Pakatan seems to offer genuine discourse occasionally when Rafizi Ramli or Tony Pua or Lim Guan Eng says something interesting and proactive. And that happens about one third of the time. At least it happens occasionally. But most of the time we get bombastic statements from Lim Kit Siang, occasional demagogy from family member Lim Guan Eng (as often as he says something right he gets it wrong, especially when he talks racism), sometimes reasonable and sometimes exaggerated statements by Azmin Ali, sometimes serious and sometimes populist statements from Tony Pua, crazy stuff from Hasan Ali and almost nothing from the invisible, shrinking political leader of PAS, Hadi Awang.
The contrast with Najib, his party, his coalition, and his Government simply could not be more profound. Whether one favours BN or opposes them or is simply undecided, the point is that Najib has pushed his coalition and his Government to put forward meaningful policy on every issue facing Malaysia. Rising costs and expanding social needs in urban areas; extending the medical safety net into the cities; advancing economic growth and development so that young people can put their talents to work and reap the rewards; reforming or repealing laws too draconian for our times; improving government efficiency; advancing foreign direct investment; the list goes on for some time.

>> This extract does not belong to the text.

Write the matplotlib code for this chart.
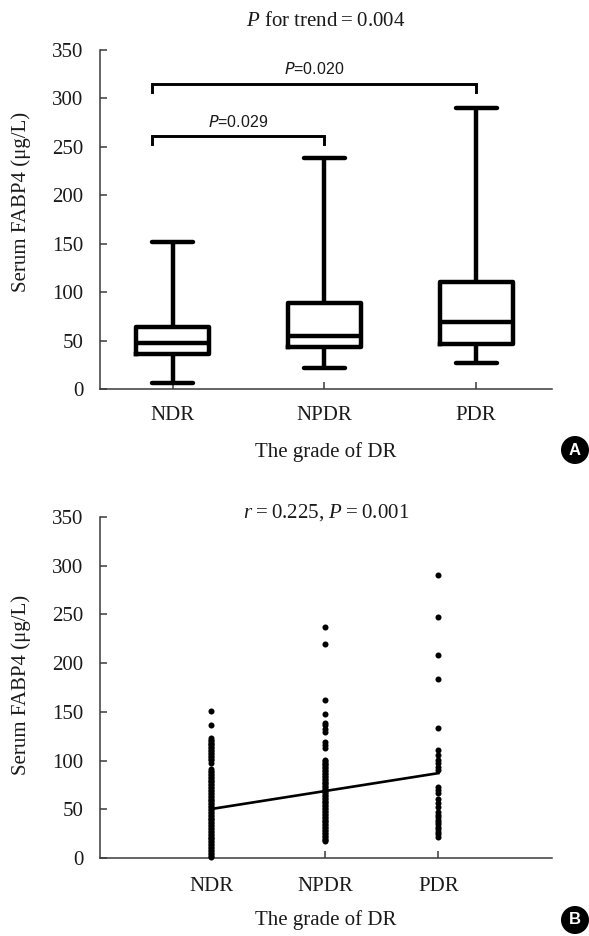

This is not to minimise Umno’s, and BN’s, shortcomings. There are still Old Guard Umno people we think are just out of touch with the younger rakyat and who do not like reforms. We agree on the need for more young politicians with younger ideas and we hope that is the meaning of “winnable candidates.”
On balance, as of today, there is not enough of a choice in front of our electorate. We need a clear manifesto and we need to know what PAS and DAP can agree on. At least we know that Najib is trying to push through reforms and economic growth through multiple initiatives and programmes, some which will succeed and others not. What we don’t know in any detail is what Anwar is prescribing in policy terms yet.
In our country the battle of ideas is far from over – in fact, it has just begun. The decisions we take now will determine what Malaysia achieves in the 21st century. It’s all about people just like you taking action based on your beliefs, your aspirations and your values. Making key choices comes from well argued debate and that’s where we at The Choice sincerely want to help.
We say this because it is our view that when it comes to GE 13, and to deciding our nation’s destiny in the 21st century, every Malaysian has to choose.